Requirements = Please return exactly the run of lines that begins with the line containing "Give me the TikZ source for this diagram." and ends with the line containing "topy) -| (t1);", pictures excluded.

═══ Data listing ═══

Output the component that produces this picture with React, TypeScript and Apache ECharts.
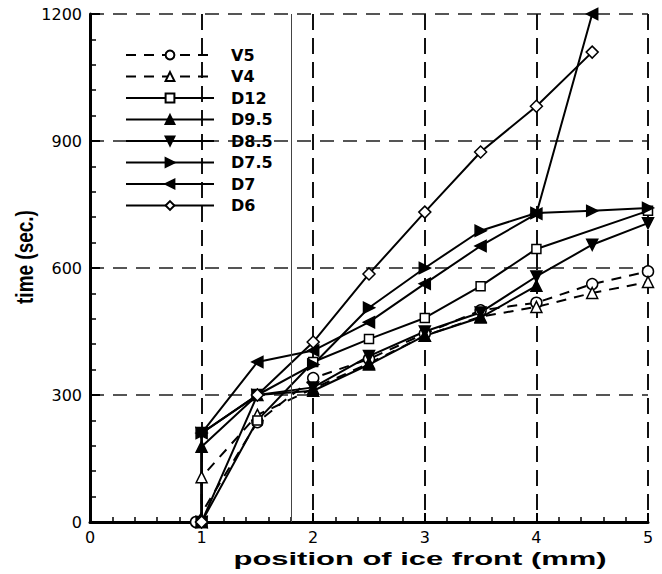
import React, { useEffect, useRef } from "react";
import * as echarts from "echarts";

// ---- data ----
const seriesNames = ["V5", "V4", "D12", "D9.5", "D8.5", "D7.5", "D7", "D6"];

const v5X = [0.95, 1.5, 2, 2.5, 3, 3.5, 4, 4.5, 5];
const v5Y = [0, 236, 340, 385, 445, 500, 518, 562, 592];

const v4X = [1, 1, 1.5, 2, 2.5, 3, 3.5, 4, 4.5, 5];
const v4Y = [0, 106, 253, 315, 375, 440, 485, 508, 541, 567];

const d12X = [1, 1.5, 2, 2.5, 3, 3.5, 4, 5];
const d12Y = [0, 240, 378, 432, 482, 557, 645, 735];

const d95X = [1, 1, 1.5, 2, 2.5, 3, 3.5, 4];
const d95Y = [0, 178, 300, 310, 372, 440, 483, 558];

const d85X = [1, 1, 1.5, 2, 2.5, 3, 3.5, 4, 4.5, 5];
const d85Y = [0, 210, 300, 318, 392, 450, 495, 580, 655, 706];

const d75X = [1, 1, 1.5, 2, 2.5, 3, 3.5, 4, 4.5, 5];
const d75Y = [0, 210, 300, 372, 506, 600, 688, 730, 735, 742];

const d7X = [1, 1, 1.5, 2, 2.5, 3, 3.5, 4, 4.5];
const d7Y = [0, 210, 378, 405, 472, 563, 652, 728, 1200];

const d6X = [1, 1.5, 2, 2.5, 3, 3.5, 4, 4.5];
const d6Y = [0, 300, 425, 586, 732, 874, 982, 1110];

const iceFrontRef = 1.8;

const xMin = 0, xMax = 5, xStep = 1;
const yMin = 0, yMax = 1200, yStep = 300;

const xTitle = "position of ice front (mm)";
const yTitle = "time (sec.)";

const FONT = '"DejaVu Sans", "Liberation Sans", sans-serif';
const TITLE_FONT = '"Liberation Sans", Arial, sans-serif';

type Spec = {
  name: string;
  xs: number[];
  ys: number[];
  symbol: string;
  rotate?: number;
  open?: boolean;
  dashed?: boolean;
  size?: number;
};

const specs: Spec[] = [
  { name: seriesNames[0], xs: v5X, ys: v5Y, symbol: "circle", open: true, dashed: true, size: 11 },
  { name: seriesNames[1], xs: v4X, ys: v4Y, symbol: "triangle", open: true, dashed: true, size: 11 },
  { name: seriesNames[2], xs: d12X, ys: d12Y, symbol: "rect", open: true, size: 9 },
  { name: seriesNames[3], xs: d95X, ys: d95Y, symbol: "triangle", size: 11 },
  { name: seriesNames[4], xs: d85X, ys: d85Y, symbol: "triangle", rotate: 180, size: 11 },
  { name: seriesNames[5], xs: d75X, ys: d75Y, symbol: "triangle", rotate: -90, size: 11 },
  { name: seriesNames[6], xs: d7X, ys: d7Y, symbol: "triangle", rotate: 90, size: 11 },
  { name: seriesNames[7], xs: d6X, ys: d6Y, symbol: "diamond", open: true, size: 12 },
];

function buildSeries() {
  return specs.map((s, idx) => {
    const base: any = {
      type: "line",
      name: s.name,
      data: s.xs.map((x, i) => [x, s.ys[i]]),
      symbol: s.symbol,
      symbolSize: s.size,
      symbolRotate: s.rotate || 0,
      showAllSymbol: true,
      clip: false,
      z: 3,
      lineStyle: {
        color: "#000",
        width: 2,
        type: s.dashed ? [10, 8] : "solid",
      },
      itemStyle: {
        color: s.open ? "#fff" : "#000",
        borderColor: "#000",
        borderWidth: 1.5,
      },
      emphasis: { disabled: true },
    };
    if (idx === 0) {
      base.markLine = {
        silent: true,
        symbol: "none",
        label: { show: false },
        lineStyle: { color: "#444", width: 1, type: "solid" },
        data: [{ xAxis: iceFrontRef }],
      };
    }
    return base;
  });
}

export default function App() {
  const ref = useRef<HTMLDivElement>(null);

  useEffect(() => {
    if (!ref.current) return;
    const chart = echarts.init(ref.current, undefined, { renderer: "svg" });
    chart.setOption({
      animation: false,
      backgroundColor: "#fff",
      grid: { left: 90, right: 14, top: 14, bottom: 52, containLabel: false },
      legend: {
        orient: "vertical",
        left: 125,
        top: 47,
        padding: 0,
        itemWidth: 88,
        itemHeight: 11,
        itemGap: 5.5,
        selectedMode: false,
        data: seriesNames,
        textStyle: {
          fontFamily: FONT,
          fontWeight: "bold",
          fontSize: 16,
          lineHeight: 16,
          color: "#000",
          padding: [0, 0, 0, 12],
        },
      },
      xAxis: {
        type: "value",
        min: xMin,
        max: xMax,
        interval: xStep,
        axisLine: { show: true, onZero: false, lineStyle: { color: "#000", width: 3 } },
        axisTick: { show: true, inside: true, length: 9, lineStyle: { color: "#000", width: 2 } },
        minorTick: { show: true, splitNumber: 5, length: 5, lineStyle: { color: "#000", width: 1.5 } },
        splitLine: { show: true, lineStyle: { color: "#111", width: 2, type: [16, 8] } },
        axisLabel: { color: "#000", fontSize: 16, fontFamily: FONT, margin: 7 },
      },
      yAxis: {
        type: "value",
        min: yMin,
        max: yMax,
        interval: yStep,
        axisLine: { show: true, onZero: false, lineStyle: { color: "#000", width: 3 } },
        axisTick: { show: true, inside: true, length: 10, lineStyle: { color: "#000", width: 2 } },
        minorTick: { show: true, splitNumber: 5, length: 6, lineStyle: { color: "#000", width: 1.5 } },
        splitLine: { show: true, lineStyle: { color: "#555", width: 2, type: [14, 9] } },
        axisLabel: {
          color: "#000",
          fontSize: 16,
          fontFamily: FONT,
          margin: 8,
          formatter: (v: number) => String(v),
        },
      },
      graphic: [
        {
          type: "group",
          x: 420,
          y: 559,
          scaleX: 1.72,
          silent: true,
          children: [
            {
              type: "text",
              style: {
                text: xTitle,
                fontFamily: TITLE_FONT,
                fontWeight: "bold",
                fontSize: 18,
                fill: "#000",
                align: "center",
                verticalAlign: "middle",
                textAlign: "center",
                textVerticalAlign: "middle",
              },
            },
          ],
        },
        {
          type: "group",
          x: 25,
          y: 257,
          scaleX: 1.3,
          silent: true,
          children: [
            {
              type: "text",
              rotation: Math.PI / 2,
              style: {
                text: yTitle,
                fontFamily: TITLE_FONT,
                fontWeight: "bold",
                fontSize: 19,
                fill: "#000",
                align: "center",
                verticalAlign: "middle",
                textAlign: "center",
                textVerticalAlign: "middle",
              },
            },
          ],
        },
      ],
      series: buildSeries(),
    });
    return () => chart.dispose();
  }, []);

  return (
    <div
      ref={ref}
      style={{ position: "absolute", left: 0, top: 0, width: 662, height: 574, background: "#fff" }}
    />
  );
}
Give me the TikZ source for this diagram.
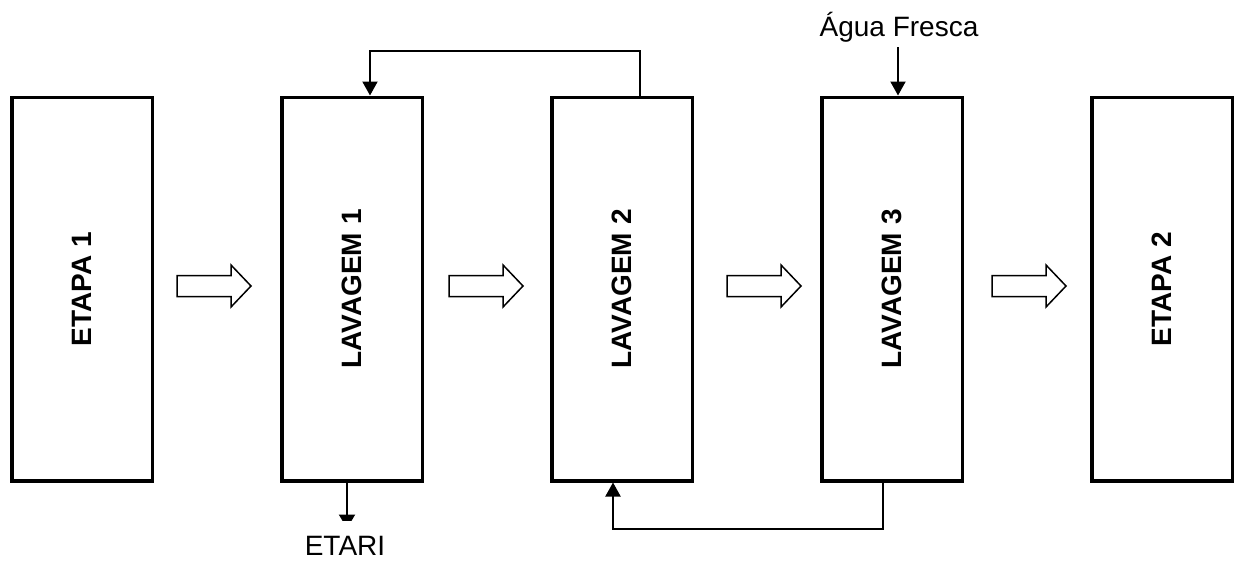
\documentclass[tikz,border=0pt]{standalone}
\usepackage{fontspec}
\setmainfont{Liberation Sans}
\usetikzlibrary{arrows.meta}
\tikzset{
  box/.style={draw, line width=3.5pt, rectangle, minimum width=140.5pt, minimum height=383.5pt, inner sep=0pt},
  boxlabel/.style={rotate=90, font=\fontsize{28}{34}\selectfont\bfseries},
  lbl/.style={font=\fontsize{28}{34}\selectfont, inner sep=0pt},
  conn/.style={line width=2pt},
  tip/.style={-{Triangle[width=15pt,length=14pt]}},
  hollowarrow/.pic={
    \draw[line width=1.5pt, fill=white] (0,-10.5) -- (54,-10.5) -- (54,-21) -- (74,0) -- (54,21) -- (54,10.5) -- (0,10.5) -- cycle;
  }
}
\begin{document}
\begin{tikzpicture}[x=1pt,y=-1pt]
\useasboundingbox (0,0) rectangle (1234,562);
\node[box] (et1) at (82,289) {};
\node[boxlabel] at (et1.center) {ETAPA 1};
\node[box] (lav1) at (352,289) {};
\node[boxlabel] at (lav1.center) {LAVAGEM 1};
\node[box] (lav2) at (622,289) {};
\node[boxlabel] at (lav2.center) {LAVAGEM 2};
\node[box] (lav3) at (892,289) {};
\node[boxlabel] at (lav3.center) {LAVAGEM 3};
\node[box] (et2) at (1162,289) {};
\node[boxlabel] at (et2.center) {ETAPA 2};

\pic at (177,286) {hollowarrow};
\pic at (449,286) {hollowarrow};
\pic at (727,286) {hollowarrow};
\pic at (992,286) {hollowarrow};

% top recycle
\coordinate (topy) at (0,51);
\coordinate (t2) at ([xshift=18pt]lav2.north);
\coordinate (t1) at ([xshift=18pt]lav1.north);
\draw[conn, tip] (t2) -- (t2 |- topy) -| (t1);

% bottom recycle
\coordinate (boty) at (0,529);
\coordinate (b3) at ([xshift=-9pt]lav3.south);
\coordinate (b2) at ([xshift=-9pt]lav2.south);
\draw[conn, tip] (b3) -- (b3 |- boty) -| (b2);

% fresh water
\node[lbl] (agua) at (899,27) {Água Fresca};
\coordinate (a3) at ([xshift=6pt]lav3.north);
\draw[conn, tip] (a3 |- 0,47) -- (a3);

% ETARI
\coordinate (e1) at ([xshift=-5pt]lav1.south);
\coordinate (e1end) at ([yshift=-46pt]e1);
\begin{scope}
\clip (0,0) rectangle (1234,520.5);
\draw[conn, -{Triangle[width=16pt,length=14pt]}] (e1) -- (e1end);
\end{scope}
\node[lbl] (etari) at (345,546) {ETARI};
\end{tikzpicture}
\end{document}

═══

Output for this task =
Give me the TikZ source for this diagram.
\documentclass[tikz,border=0pt]{standalone}
\usepackage{fontspec}
\setmainfont{Liberation Sans}
\usetikzlibrary{arrows.meta}
\tikzset{
  box/.style={draw, line width=3.5pt, rectangle, minimum width=140.5pt, minimum height=383.5pt, inner sep=0pt},
  boxlabel/.style={rotate=90, font=\fontsize{28}{34}\selectfont\bfseries},
  lbl/.style={font=\fontsize{28}{34}\selectfont, inner sep=0pt},
  conn/.style={line width=2pt},
  tip/.style={-{Triangle[width=15pt,length=14pt]}},
  hollowarrow/.pic={
    \draw[line width=1.5pt, fill=white] (0,-10.5) -- (54,-10.5) -- (54,-21) -- (74,0) -- (54,21) -- (54,10.5) -- (0,10.5) -- cycle;
  }
}
\begin{document}
\begin{tikzpicture}[x=1pt,y=-1pt]
\useasboundingbox (0,0) rectangle (1234,562);
\node[box] (et1) at (82,289) {};
\node[boxlabel] at (et1.center) {ETAPA 1};
\node[box] (lav1) at (352,289) {};
\node[boxlabel] at (lav1.center) {LAVAGEM 1};
\node[box] (lav2) at (622,289) {};
\node[boxlabel] at (lav2.center) {LAVAGEM 2};
\node[box] (lav3) at (892,289) {};
\node[boxlabel] at (lav3.center) {LAVAGEM 3};
\node[box] (et2) at (1162,289) {};
\node[boxlabel] at (et2.center) {ETAPA 2};

\pic at (177,286) {hollowarrow};
\pic at (449,286) {hollowarrow};
\pic at (727,286) {hollowarrow};
\pic at (992,286) {hollowarrow};

% top recycle
\coordinate (topy) at (0,51);
\coordinate (t2) at ([xshift=18pt]lav2.north);
\coordinate (t1) at ([xshift=18pt]lav1.north);
\draw[conn, tip] (t2) -- (t2 |- topy) -| (t1);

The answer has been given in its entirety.